2017 has started off with a bang and this week we are entering sub-zero temperatures once again this season. Each new year starts off with Hope and we wanted to share a story we found of that very subject:
|A man named Robert L. May, depressed and broken hearted, stared out his drafty apartment window into the chilling December night. His 4-year-old daughter Barbara sat on his lap quietly sobbing. Bobs wife, Evelyn, was dying of cancer. Little Barbara couldn’t understand why her mommy could never come home. Barbara looked up into her dad’s eyes and asked, “Why isn’t Mommy just like everybody else’s Mommy?”
Bob’s jaw tightened and his eyes welled with tears. Her question brought waves of grief, but also of anger.

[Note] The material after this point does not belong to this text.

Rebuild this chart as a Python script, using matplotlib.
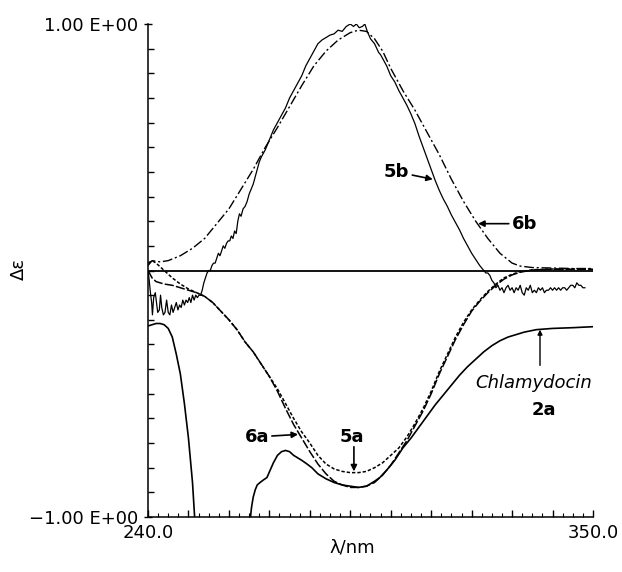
import numpy as np
import matplotlib
matplotlib.use("Agg")
import matplotlib.pyplot as plt

plt.rcParams['font.family'] = ['DejaVu Sans']

# ----------------------------
# CD spectra (wavelength in nm, delta-epsilon normalised)
# ----------------------------
wl_6b = [240, 241, 243, 245, 248, 251, 254, 257, 260, 263, 266, 269, 272, 275, 278,
         281, 284, 287, 290, 292, 294, 296, 298, 300, 303, 306, 309, 312, 315, 318,
         321, 324, 327, 330, 332, 335, 340, 345, 350]
de_6b = [0.02, 0.04, 0.035, 0.04, 0.06, 0.09, 0.13, 0.19, 0.25, 0.33, 0.41, 0.50, 0.58,
         0.665, 0.75, 0.83, 0.89, 0.935, 0.965, 0.975, 0.97, 0.94, 0.89, 0.82, 0.73, 0.65,
         0.56, 0.47, 0.37, 0.28, 0.20, 0.13, 0.07, 0.03, 0.018, 0.012, 0.01, 0.008, 0.008]

wl_5b = [240.0, 240.3, 240.6, 240.9, 241.1, 241.4, 241.8, 242.1, 242.4, 242.8, 243.1,
         243.4, 243.8, 244.2, 244.6, 245.0, 245.4, 245.8, 246.2, 246.6, 247.0, 247.4,
         247.8, 248.2, 248.6, 249.0, 249.4, 249.8, 250.2, 250.6, 251.0, 251.4, 251.8,
         252.2, 252.6, 253.0, 253.4, 253.8, 254.2, 254.6, 255.0, 255.4, 255.8, 256.2,
         256.6, 257.0, 257.4, 257.8, 258.2, 258.6, 259.0, 259.4, 259.8, 260.2, 260.6,
         261.0, 261.4, 261.8, 262.2, 262.6, 263.0, 263.5, 264.0, 264.5, 265.0, 265.5,
         266.0, 266.5, 267.0, 267.5, 268.0, 269, 270, 271, 272, 273, 274, 275, 276, 277,
         278, 279, 280, 281, 282, 283, 284, 285, 286, 287, 288, 289, 290, 290.8, 291.5,
         292.2, 293, 293.6, 294.2, 295, 296, 297, 297.5, 298, 299, 300, 301, 302, 303, 304,
         305, 306, 307, 308, 309, 310, 311, 312, 313, 314, 315, 316, 317, 318, 319, 320,
         321, 322, 323, 323.5, 324, 324.5, 325, 325.5, 326, 326.5, 327, 327.5, 328, 328.5,
         329, 329.5, 330, 330.5, 331, 331.5, 332, 332.5, 333, 333.5, 334, 334.5, 335,
         335.5, 336, 336.5, 337, 337.5, 338, 338.5, 339, 339.5, 340, 340.5, 341, 341.5,
         342, 342.5, 343, 343.5, 344, 344.5, 345, 345.5, 346, 346.5, 347, 347.5, 348]
de_5b = [0.00, -0.04, -0.09, -0.13, -0.18, -0.11, -0.09, -0.13, -0.17, -0.16, -0.10,
         -0.15, -0.18, -0.17, -0.12, -0.17, -0.18, -0.14, -0.17, -0.15, -0.13, -0.16,
         -0.14, -0.15, -0.12, -0.14, -0.12, -0.13, -0.11, -0.13, -0.10, -0.12, -0.10,
         -0.11, -0.10, -0.10, -0.08, -0.05, -0.03, -0.01, 0.00, 0.00, 0.02, 0.03,
         0.03, 0.05, 0.07, 0.06, 0.08, 0.10, 0.09, 0.11, 0.12, 0.12, 0.14,
         0.13, 0.16, 0.15, 0.20, 0.23, 0.22, 0.25, 0.26, 0.28, 0.31, 0.33,
         0.35, 0.38, 0.41, 0.44, 0.46, 0.49, 0.53, 0.57, 0.60, 0.63, 0.66, 0.70, 0.73, 0.76,
         0.79, 0.83, 0.86, 0.89, 0.92, 0.935, 0.945, 0.955, 0.96, 0.975, 0.97, 0.99, 1.00, 0.99, 1.00,
         0.985, 0.99, 1.00, 0.97, 0.94, 0.92, 0.885, 0.875, 0.86, 0.83, 0.79, 0.765, 0.73, 0.70, 0.67,
         0.635, 0.595, 0.545, 0.50, 0.455, 0.41, 0.365, 0.325, 0.29, 0.26, 0.225, 0.195, 0.165, 0.13, 0.10, 0.07,
         0.045, 0.02, 0.00, -0.01, -0.01, -0.02, -0.04, -0.05, -0.07, -0.06, -0.08, -0.07, -0.09, -0.07,
         -0.06, -0.08, -0.07, -0.09, -0.07, -0.08, -0.06, -0.09, -0.10, -0.07, -0.08, -0.06, -0.09,
         -0.08, -0.09, -0.07, -0.08, -0.07, -0.09, -0.08, -0.08, -0.07, -0.08, -0.07, -0.08, -0.07,
         -0.08, -0.07, -0.07, -0.08, -0.07, -0.06, -0.06, -0.07, -0.05, -0.06, -0.06, -0.07, -0.07]

wl_5a = [240, 241, 242, 244, 246, 248, 250, 252, 254, 256, 258, 260, 262, 264, 266, 268,
         270, 272, 274, 276, 278, 280, 282, 284, 286, 288, 290, 292, 294, 296, 298, 300,
         302, 304, 306, 308, 310, 312, 314, 316, 318, 320, 322, 324, 326, 328, 330, 332,
         335, 340, 345, 350]
de_5a = [0.03, 0.04, 0.03, 0.0, -0.03, -0.055, -0.075, -0.09, -0.105, -0.13, -0.165,
         -0.20, -0.24, -0.29, -0.33, -0.38, -0.43, -0.48, -0.54, -0.60, -0.655, -0.70,
         -0.75, -0.785, -0.805, -0.815, -0.82, -0.82, -0.815, -0.80, -0.78, -0.75, -0.72,
         -0.675, -0.62, -0.56, -0.49, -0.41, -0.34, -0.27, -0.21, -0.16, -0.12, -0.085,
         -0.055, -0.03, -0.015, -0.005, 0.003, 0.006, 0.006, 0.006]

wl_6a = [240, 241, 242, 244, 246, 248, 250, 252, 254, 256, 258, 260, 262, 264, 266, 268,
         270, 272, 274, 276, 278, 280, 282, 284, 286, 288, 290, 292, 294, 296, 298, 300,
         302, 304, 306, 308, 310, 312, 314, 316, 318, 320, 322, 324, 326, 328, 330, 332,
         335, 340, 345, 350]
de_6a = [0.0, -0.03, -0.045, -0.055, -0.06, -0.07, -0.08, -0.09, -0.105, -0.13, -0.165,
         -0.20, -0.24, -0.29, -0.33, -0.38, -0.43, -0.49, -0.56, -0.625, -0.68, -0.735,
         -0.785, -0.825, -0.855, -0.87, -0.88, -0.88, -0.875, -0.86, -0.83, -0.79, -0.74,
         -0.69, -0.63, -0.57, -0.50, -0.42, -0.35, -0.28, -0.22, -0.165, -0.125, -0.09,
         -0.06, -0.035, -0.018, -0.007, 0.002, 0.005, 0.005, 0.005]

# chlamydocin 2a: runs off the bottom of the scale between ~251.6 and ~265.2 nm
wl_2a = [240, 241, 242, 243, 244, 245, 246, 247, 248, 249, 250, 251, 251.6, np.nan,
         265.2, 265.6, 266, 266.5, 267, 267.7, 268.5, 269.4, 270.2, 271, 272, 273, 274,
         275, 276, 277, 278, 279.3, 280.5, 282, 284, 286, 288, 290, 292, 294, 296, 297.3,
         299, 301, 303, 305, 307, 309, 311, 313, 315, 317, 319, 321, 323, 325, 327, 329,
         331, 333, 336, 340, 345, 350]
de_2a = [-0.225, -0.22, -0.215, -0.215, -0.22, -0.235, -0.27, -0.34, -0.42, -0.54, -0.68,
         -0.86, -1.02, np.nan,
         -1.02, -0.96, -0.92, -0.89, -0.87, -0.86, -0.85, -0.84, -0.81, -0.78, -0.75, -0.735,
         -0.73, -0.735, -0.75, -0.76, -0.77, -0.785, -0.80, -0.825, -0.845, -0.86, -0.87,
         -0.875, -0.88, -0.875, -0.855, -0.84, -0.81, -0.77, -0.72, -0.68, -0.635, -0.59,
         -0.545, -0.505, -0.465, -0.425, -0.39, -0.36, -0.33, -0.305, -0.285, -0.27, -0.26,
         -0.25, -0.24, -0.235, -0.232, -0.228]


# ----------------------------
# Plot
# ----------------------------
fig = plt.figure(figsize=(6.22, 5.72), dpi=100)
ax = fig.add_axes([148/622, 1 - 517/572, 445/622, 493/572])

ax.axhline(0, color="black", lw=1.3, zorder=1)
ax.plot(wl_6b, de_6b, color="black", lw=1.0, ls=(0, (7, 2, 1.5, 2)))
ax.plot(wl_5b, de_5b, color="black", lw=0.9)
ax.plot(wl_5a, de_5a, color="black", lw=1.1, ls=(0, (2.2, 1.3)))
ax.plot(wl_6a, de_6a, color="black", lw=1.1, ls=(0, (6, 1.5)))
ax.plot(wl_2a, de_2a, color="black", lw=1.2)

ax.set_xlim(240, 350)
ax.set_ylim(-1.0, 1.0)

for s in ["top", "right"]:
    ax.spines[s].set_visible(False)
ax.spines["left"].set_linewidth(1.1)
ax.spines["bottom"].set_linewidth(1.1)

ax.set_yticks([-1.0, 1.0], labels=["\u22121.00 E+00", "1.00 E+00"])
ax.set_yticks(np.arange(-0.9, 0.95, 0.1), minor=True)
ax.tick_params(axis="y", which="major", direction="inout", length=6, width=1.0,
               labelsize=13, pad=4)
ax.tick_params(axis="y", which="minor", direction="in", length=4, width=1.0)

ax.set_xticks(np.arange(240, 351, 10),
              labels=["240.0"] + [""] * 10 + ["350.0"])
ax.set_xticks(np.arange(240, 350.1, 2.5), minor=True)
ax.tick_params(axis="x", which="major", direction="in", length=5, width=1.0,
               labelsize=13, pad=5)
ax.tick_params(axis="x", which="minor", direction="in", length=3, width=0.8)

fig.text(352/622, 1 - 548/572, "\u03bb/nm", ha="center", va="center", fontsize=13)
fig.text(19/622, 1 - 269/572, "\u0394\u03b5", ha="center", va="center",
         fontsize=13, rotation=90)

# curve labels with arrows
arrow = dict(arrowstyle="-|>", color="black", lw=1.2, mutation_scale=9,
             shrinkA=0, shrinkB=0)
ax.annotate("5b", xy=(310.4, 0.37), xytext=(301.5, 0.40), ha="center", va="center",
            fontsize=13, fontweight="bold", arrowprops=arrow)
ax.annotate("6b", xy=(321.6, 0.19), xytext=(333.0, 0.19), ha="center", va="center",
            fontsize=13, fontweight="bold", arrowprops=arrow)
ax.annotate("6a", xy=(277.1, -0.665), xytext=(266.9, -0.675), ha="center", va="center",
            fontsize=13, fontweight="bold", arrowprops=arrow)
ax.annotate("", xy=(290.9, -0.815), xytext=(290.9, -0.715), arrowprops=arrow)
ax.text(290.4, -0.675, "5a", ha="center", va="center", fontsize=13, fontweight="bold")
ax.annotate("", xy=(336.9, -0.24), xytext=(336.9, -0.385),
            arrowprops=dict(arrowstyle="-|>", color="black", lw=1.0, mutation_scale=7,
                            shrinkA=0, shrinkB=0))
ax.text(335.4, -0.457, "Chlamydocin", ha="center", va="center", fontsize=13,
        style="italic")
ax.text(337.9, -0.566, "2a", ha="center", va="center", fontsize=13, fontweight="bold")

fig.savefig("out.png", dpi=100)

It had been the story of Bob’s life. Life always had to be different for Bob.
When he was a kid, Bob was often bullied by other boys. He was too little at the time to compete in sports. He was often called names he’d rather not remember. From childhood, Bob was different and never seemed to fit in.
Bob, after completing college, married his loving wife Evelyn and was grateful to get a job as a copywriter at the Montgomery Ward Department Store, in Chicago, during the Great Depression. Then he was blessed with his little girl. But it was all short-lived. Evelyn’s bout with cancer stripped them of all their savings and now Bob and his daughter were forced to live in a two-room apartment in the poorer area of Chicago. Evelyn died just days before Christmas in 1938.
Bob struggled to give hope to his child, for whom he couldn’t even afford to buy a Christmas gift. But if he couldn’t buy a gift, he was determined a make one – a storybook!
Bob had created an animal character in his own mind and told the animal’s story to little Barbara to give her comfort and hope. Again and again, Bob told the story, embellishing it more with each telling.
Who was the character? What was the story all about?
The story Bob May created was his own autobiography in fable form. The character he created was a misfit outcast like he was. The name of the character? A little reindeer named Rudolph, with a big shiny nose.
Bob finished the book just in time to give it to his little girl on Christmas Day.
But the story doesn’t end there.
The general manager of the Montgomery Ward store caught wind of the little storybook and offered Bob May a nominal fee to purchase the rights to print the book. They went on to print, “Rudolph the Red-Nosed Reindeer” and distribute it to children visiting Santa Claus in their stores.